In truth, she’s not a maid, but is an alien with royal blood. It turns out that Jupiter is destined to inherit Earth, and she is informed of that by Caine Wise (Channing Tatum), an emissary from a distant galaxy.
The epic unfolds by introducing a plethora of characters and filling in their back stories. For instance, we learn about Balem (Eddie Redmayne), Titus (Douglas Booth), and Kalique Abrasax (Tuppence Middleton), three aliens, each of whom is vying for control of their family’s food business in the wake of the death of their mother.
That gruesome business involves the seeding of countless planets with life forms that will be consumed on the trio’s home planet. And, since Earth is now overflowing with people, they are ready to harvest humanity.
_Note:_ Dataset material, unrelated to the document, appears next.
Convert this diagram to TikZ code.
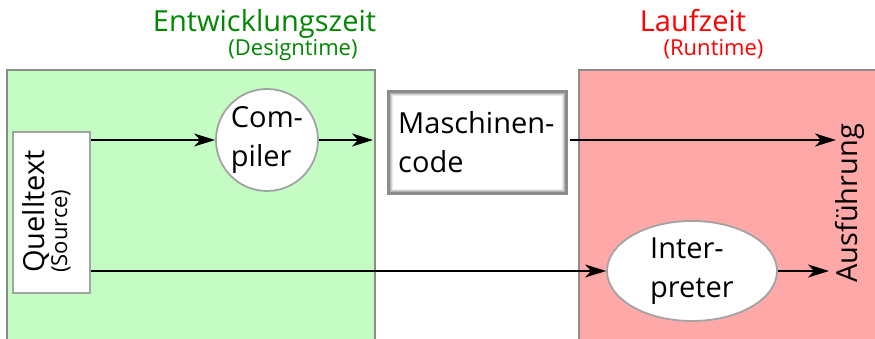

The only thing standing in the way is Jupiter, whose royal genetic signature has established her to be an Abrasax and the rightful heir to Earth. For that reason, there’s a price on her head. And Jupiter and humanity’s survival rests on the shoulders of her proverbial knight in shining armor, Caine.
Once this creepy Soylent Green (1973) subplot is revealed, the pace of Jupiter Ascending ramps up. At that point, Jupiter is taken on a visually captivating journey which careens around the universe at breakneck speed, and finally deposits her back home where she happily finds herself surrounded by familiar faces.
Very Good (***). Rated PG-13 for violence, science fiction action, partial nudity, and some suggestive content. Running time: 127 minutes. Distributor: Warner Brothers Pictures.